WHAT IS BEING ASKED: Print only the lines from the top of the data through the line with "3.1, 1.9, 1.1, 1.6, 4.2, 8.2, 11.0, 12.0, 11.2]", both included, skipping every picture.
--- Start DATA BLOCK ---
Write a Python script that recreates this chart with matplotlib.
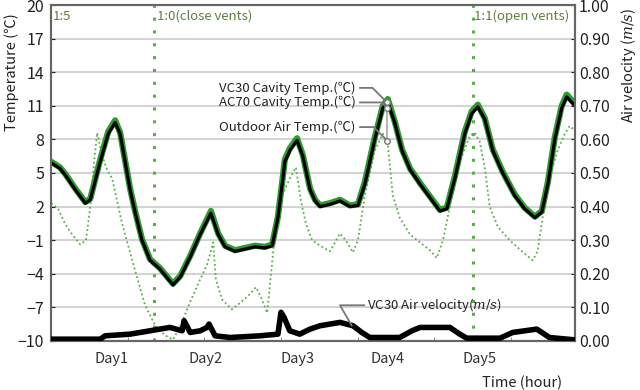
import matplotlib
matplotlib.use("Agg")
import matplotlib.pyplot as plt
import numpy as np

plt.rcParams['font.family'] = ['Noto Sans CJK KR', 'DejaVu Sans']
plt.rcParams['mathtext.fontset'] = 'dejavuserif'

# cavity temperatures (hour, degC)
cav_hours = [0, 2.3, 3.7, 6.3, 8.9, 10.2, 12.8, 14.9, 16.7, 18.0, 19.3, 20.6, 21.9,
             23.7, 25.8, 28.4, 31.8, 33.7, 36.3, 38.9, 41.7, 43.6, 45.4, 48.0, 50.6,
             53.2, 55.8, 57.7, 59.2, 60.5, 61.0, 62.3, 64.2, 65.7, 67.6, 68.9, 70.2,
             72.8, 75.4, 78.0, 80.1, 81.9, 84.5, 86.6, 87.9, 89.7, 91.6, 93.7, 96.3,
             98.9, 101.5, 103.3, 105.4, 108.0, 109.8, 111.4, 113.2, 115.3, 117.9,
             121.0, 123.6, 126.3, 128.1, 129.7, 131.5, 133.3, 134.6, 136.7]
vc30_temp = [5.9, 5.4, 4.8, 3.5, 2.3, 2.6, 6.0, 8.5, 9.5, 8.5, 6.0, 3.5, 1.5,
             -1.0, -2.8, -3.6, -5.0, -4.3, -2.5, -0.5, 1.4, -0.5, -1.6, -2.0, -1.8,
             -1.6, -1.7, -1.5, 1.0, 4.5, 6.0, 7.0, 7.9, 6.5, 3.5, 2.5, 2.0,
             2.2, 2.5, 2.0, 2.1, 4.0, 8.0, 10.8, 11.3, 9.5, 7.0, 5.3, 4.0,
             2.8, 1.6, 1.8, 4.5, 8.5, 10.3, 10.9, 9.8, 7.0, 5.0,
             3.0, 1.8, 1.0, 1.5, 4.0, 8.0, 10.8, 11.8, 11.0]
ac70_temp = [6.0, 5.5, 4.9, 3.6, 2.4, 2.7, 6.2, 8.7, 9.7, 8.6, 6.1, 3.6, 1.6,
             -0.9, -2.7, -3.5, -4.9, -4.2, -2.4, -0.4, 1.6, -0.4, -1.5, -1.9, -1.7,
             -1.5, -1.6, -1.4, 1.1, 4.7, 6.2, 7.2, 8.1, 6.6, 3.6, 2.6, 2.1,
             2.3, 2.6, 2.1, 2.2, 4.2, 8.2, 11.0, 11.6, 9.6, 7.1, 5.4, 4.1,
             2.9, 1.7, 1.9, 4.7, 8.7, 10.5, 11.1, 9.9, 7.1, 5.1,
             3.1, 1.9, 1.1, 1.6, 4.2, 8.2, 11.0, 12.0, 11.2]

# outdoor air temperature (hour, degC)
out_hours = [0, 1.8, 3.7, 5.5, 7.6, 9.1, 10.2, 11.2, 12.0, 13.0, 14.3, 15.9, 17.2,
             18.5, 20.1, 21.9, 24.5, 27.1, 29.7, 31.8, 33.7, 36.3, 38.9, 40.7, 42.3,
             43.0, 44.6, 47.2, 49.3, 51.4, 53.5, 55.0, 56.4, 57.4, 58.7, 60.3, 62.3,
             63.9, 65.2, 66.5, 68.1, 70.2, 72.8, 75.4, 76.9, 78.8, 80.1, 81.9, 84.5,
             86.6, 87.9, 89.2, 91.0, 93.7, 96.3, 98.9, 100.7, 102.3, 104.1, 106.7,
             109.3, 110.6, 111.9, 113.2, 114.5, 116.6, 119.7, 122.9, 125.7, 127.0,
             128.3, 130.1, 132.2, 134.1, 135.4, 136.7]
outdoor_temp = [2.3, 1.8, 0.4, -0.5, -1.4, -1.0, 2.0, 6.0, 8.6, 7.0, 5.5, 4.5, 2.5,
                0.5, -1.5, -3.7, -6.8, -8.6, -9.5, -9.9, -8.7, -6.5, -4.5, -3.2, -1.2,
                -4.5, -6.3, -7.2, -6.6, -6.0, -5.2, -6.3, -7.5, -4.0, 0.5, 3.0, 4.5,
                5.5, 2.5, 0.5, -1.0, -1.5, -2.0, -0.4, -1.0, -2.1, -1.0, 3.0, 7.0,
                8.5, 7.5, 3.0, 1.0, -0.5, -1.2, -1.9, -2.6, -1.0, 2.0, 6.0,
                8.3, 8.6, 7.8, 5.5, 2.0, 0.2, -1.0, -2.0, -2.8, -2.0,
                1.0, 4.5, 7.0, 8.5, 9.2, 8.8]

# VC30 air velocity (hour, m/s)
vel_hours = [0, 12.8, 14.1, 20.6, 25.8, 28.4, 31.0, 34.2, 34.7, 36.3, 38.9, 40.7,
             41.2, 42.8, 46.7, 54.5, 59.2, 60.0, 60.8, 62.3, 64.9, 67.6, 70.2,
             75.4, 78.8, 81.1, 83.2, 91.0, 94.2, 96.3, 104.1, 106.7, 108.5,
             117.2, 120.5, 126.8, 130.1, 136.7]
vc30_vel = [0.005, 0.005, 0.015, 0.02, 0.03, 0.035, 0.04, 0.03, 0.06, 0.025, 0.03, 0.04,
            0.05, 0.015, 0.01, 0.015, 0.02, 0.085, 0.07, 0.03, 0.02, 0.035, 0.045,
            0.055, 0.045, 0.025, 0.01, 0.01, 0.03, 0.04, 0.04, 0.02, 0.008,
            0.008, 0.025, 0.035, 0.01, 0.003]

day_pos = [15.7, 40.2, 64.2, 87.9, 111.9]
day_labels = ['Day1', 'Day2', 'Day3', 'Day4', 'Day5']
vent_hours = [26.9, 110.1]
peak_hour = 87.7
peak_vals = [11.3, 10.8, 7.9]

olive = '#5f7f3f'
green = '#2e9a2e'
lgreen = '#5aae4a'

fig = plt.figure(figsize=(6.4, 3.9), dpi=100)
ax = fig.add_axes([0.080, 0.126, 0.818, 0.861])
ax2 = ax.twinx()

ax.set_ylim(-10, 20)
ax.set_xlim(0, 136.7)
ax.set_yticks(np.arange(-10, 21, 3))
ax.yaxis.grid(True, color='#d4d4d4', lw=1.5)
ax.set_axisbelow(True)

for v in vent_hours:
    ax.axvline(v, color=lgreen, ls=(0, (1, 3.2)), lw=2.2, zorder=2)

ax.plot(out_hours, outdoor_temp, color=lgreen, ls=(0, (1, 1.5)), lw=1.3, zorder=3)
ax.plot(cav_hours, ac70_temp, color=green, lw=4.5, zorder=4,
        solid_capstyle='round', solid_joinstyle='round')
ax.plot(cav_hours, vc30_temp, color='black', lw=2.3, zorder=5,
        solid_capstyle='round', solid_joinstyle='round')

ax2.set_ylim(0, 1.0)
ax2.set_yticks(np.arange(0, 1.01, 0.1))
ax2.set_yticklabels(['%.2f' % t for t in np.arange(0, 1.01, 0.1)])
ax2.plot(vel_hours, vc30_vel, color='black', lw=4, zorder=6,
         solid_capstyle='round', solid_joinstyle='round')

ax.set_xticks(day_pos)
ax.set_xticklabels(day_labels)
ax.set_xticks(np.arange(20, 136, 20), minor=True)
ax.tick_params(axis='x', which='major', length=0, labelsize=10.5, pad=8, colors='#333333')
ax.tick_params(axis='x', which='minor', direction='in', length=3, color='#777777')
ax.tick_params(axis='y', direction='in', length=3, labelsize=11.5, colors='#222222', pad=5)
ax2.tick_params(axis='y', direction='in', length=3, labelsize=11.5, colors='#222222', pad=3)

for a in (ax, ax2):
    for s in a.spines.values():
        s.set_color('#666666')
        s.set_linewidth(1.5)

ax.set_ylabel('Temperature (℃)', fontsize=10.5, color='#222222')
ax.yaxis.set_label_coords(-0.062, 0.80)
ax2.set_ylabel('Air velocity ($m/s$)', fontsize=10.5, color='#222222')
ax2.yaxis.set_label_coords(1.085, 0.82)

ax.text(0.5, 19.0, '1:5', color=olive, fontsize=9.5, va='center')
ax.text(vent_hours[0] + 0.6, 19.0, '1:0(close vents)', color=olive, fontsize=9.5, va='center')
ax.text(vent_hours[1] + 0.4, 19.0, '1:1(open vents)', color=olive, fontsize=9.5,
        va='center', clip_on=False)

gray = '#777777'
labels = ['VC30 Cavity Temp.(℃)', 'AC70 Cavity Temp.(℃)', 'Outdoor Air Temp.(℃)']
text_y = [12.6, 11.3, 9.1]
for lab, ty, pv in zip(labels, text_y, peak_vals):
    ax.annotate(lab, xy=(peak_hour, pv), xytext=(79.5, ty), ha='right', va='center',
                fontsize=9.5, color='#222222', zorder=8,
                arrowprops=dict(arrowstyle='-', color=gray, lw=1.3, shrinkA=1, shrinkB=0,
                                connectionstyle='angle,angleA=0,angleB=135,rad=0'))
ax.plot([peak_hour] * 3, peak_vals, color='#aaaaaa', lw=1.2, marker='o', ms=4,
        mfc='white', mec=gray, zorder=8)

ax2.annotate('VC30 Air velocity($m/s$)', xy=(78.5, 0.045), xytext=(82.5, 0.106),
             ha='left', va='center', fontsize=9.5, color='#222222', zorder=8,
             arrowprops=dict(arrowstyle='-', color=gray, lw=1.3, shrinkA=0, shrinkB=0,
                             connectionstyle='angle,angleA=0,angleB=120,rad=0'))

fig.text(0.815, 0.036, 'Time (hour)', ha='center', va='top', fontsize=10.5, color='#222222')

fig.savefig('out.png', dpi=100)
--- End DATA BLOCK ---
SOLUTION TO THIS PROBLEM:
Write a Python script that recreates this chart with matplotlib.
import matplotlib
matplotlib.use("Agg")
import matplotlib.pyplot as plt
import numpy as np

plt.rcParams['font.family'] = ['Noto Sans CJK KR', 'DejaVu Sans']
plt.rcParams['mathtext.fontset'] = 'dejavuserif'

# cavity temperatures (hour, degC)
cav_hours = [0, 2.3, 3.7, 6.3, 8.9, 10.2, 12.8, 14.9, 16.7, 18.0, 19.3, 20.6, 21.9,
             23.7, 25.8, 28.4, 31.8, 33.7, 36.3, 38.9, 41.7, 43.6, 45.4, 48.0, 50.6,
             53.2, 55.8, 57.7, 59.2, 60.5, 61.0, 62.3, 64.2, 65.7, 67.6, 68.9, 70.2,
             72.8, 75.4, 78.0, 80.1, 81.9, 84.5, 86.6, 87.9, 89.7, 91.6, 93.7, 96.3,
             98.9, 101.5, 103.3, 105.4, 108.0, 109.8, 111.4, 113.2, 115.3, 117.9,
             121.0, 123.6, 126.3, 128.1, 129.7, 131.5, 133.3, 134.6, 136.7]
vc30_temp = [5.9, 5.4, 4.8, 3.5, 2.3, 2.6, 6.0, 8.5, 9.5, 8.5, 6.0, 3.5, 1.5,
             -1.0, -2.8, -3.6, -5.0, -4.3, -2.5, -0.5, 1.4, -0.5, -1.6, -2.0, -1.8,
             -1.6, -1.7, -1.5, 1.0, 4.5, 6.0, 7.0, 7.9, 6.5, 3.5, 2.5, 2.0,
             2.2, 2.5, 2.0, 2.1, 4.0, 8.0, 10.8, 11.3, 9.5, 7.0, 5.3, 4.0,
             2.8, 1.6, 1.8, 4.5, 8.5, 10.3, 10.9, 9.8, 7.0, 5.0,
             3.0, 1.8, 1.0, 1.5, 4.0, 8.0, 10.8, 11.8, 11.0]
ac70_temp = [6.0, 5.5, 4.9, 3.6, 2.4, 2.7, 6.2, 8.7, 9.7, 8.6, 6.1, 3.6, 1.6,
             -0.9, -2.7, -3.5, -4.9, -4.2, -2.4, -0.4, 1.6, -0.4, -1.5, -1.9, -1.7,
             -1.5, -1.6, -1.4, 1.1, 4.7, 6.2, 7.2, 8.1, 6.6, 3.6, 2.6, 2.1,
             2.3, 2.6, 2.1, 2.2, 4.2, 8.2, 11.0, 11.6, 9.6, 7.1, 5.4, 4.1,
             2.9, 1.7, 1.9, 4.7, 8.7, 10.5, 11.1, 9.9, 7.1, 5.1,
             3.1, 1.9, 1.1, 1.6, 4.2, 8.2, 11.0, 12.0, 11.2]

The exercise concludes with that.